Spesso, si tratta di una condizione terribile. Mentre gli altri uomini sono protetti da una specie di equilibrio, il malinconico conosce in ogni istante l’alternanza, la contraddizione, la dismisura, lo squilibrio, la rottura, l’eccesso: malinconia, dolore interminabile, sovrumana felicità, disperato gelo, totale tenebra, desiderio di luce.
Vive nell’ombra, col rimpianto dell’età dell’oro, che talvolta riesce a scorgere: sosta sull’orlo di tutti i precipizi: cammina tra le voragini, anela l’infinito, perché vuole accoglierlo, raggiungere la sua altezza in una continua e forsennata tensione verso il cielo, desideroso delle stelle.
La malinconia l’avverti al calar della sera, al cadere possente della pioggia, all’approssimarsi del sonno, al ricordo di un amore lontano che non tornerà mai più e che rivedi solo in una vecchia foto.
La malinconia – come dice Borges, poeta argentino – è la tristezza di un’imminenza, di una rivelazione che non si produce, l’attesa di un segreto che dilegua un attimo prima di esser detto.

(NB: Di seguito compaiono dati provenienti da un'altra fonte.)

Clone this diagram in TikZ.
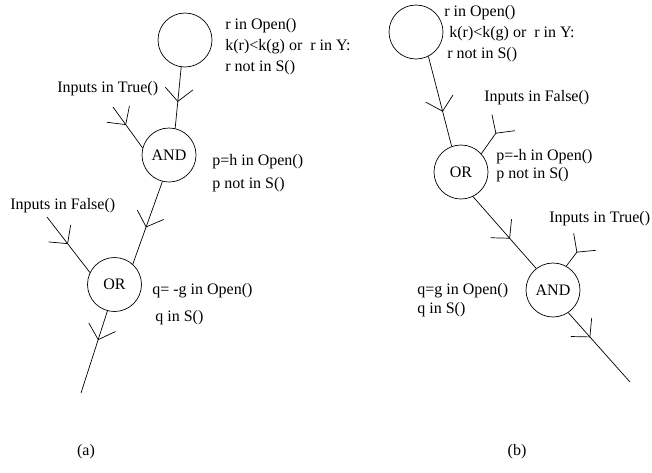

È la consapevolezza amara di non capire che la vita da’ ad ognuno tutto, ma quasi ognuno lo ignora.
Il malinconico vede e vuole la pienezza della vita, il suo primo oro, ma si accontenta solo di assaporarlo.
La malinconia è la consapevolezza di sapere che siamo una virgola nell’infinita punteggiatura dell’universo. È l’universo, è il racconto dell’Essere per ingannare la notte.
“Nelle azzurre sere d’estate, me n’andrò per i sentieri,
punto dalle spighe, calpestando l’erba tenera:
sognando, ne sentirò ai miei piedi la freschezza.
Lascerò che il vento bagni la mia testa nuda.
Non parlerò, non penserò a nulla:
ma l’amore infinito mi salirà nell’anima,
e andrò lontano, molto lontano, come un vagabondo,
attraverso la Natura, – felice come con una donna”
(Rimbaud)
La malinconia vuole la notte, come dice Tabucchi, che è calda, lunga e fa sentire le storie di tutti noi.
“Malinconia
la vita mia
struggi terribilmente;
e non v’è al mondo, non c’è al mondo niente
che mi divaghi”,
(Saba)
“Lei sola percepiva i suoni
dei miei silenzi. Temevo
a volte che fuggisse il tempo
ostile mentre parlavamo.
Dopodiché ho smarrito la memoria
ed ora mi ritrovo a parlare
di lei con te, tra spirali di fumo
che velano la nostra commozione.
Ed è questa la parte di me che ritrovo
mutata: il sentimento, per sé informe,
in quest’oggi che è solo di rimpianto”
(Montale)
Questa malinconia, che annichilisce le cose e svuota di contenuto figure e valori, che rende tutto inconsistente e si spinge nel vuoto e nel tedio, che travolge le fondamenta dell’esistenza e precipita così nella perdita di senso della disperazione, questa stessa malinconia è quella dalla quale irrompe il dionisiaco.
Perché il malinconico ha la più profonda relazione con la pienezza dell’esistenza.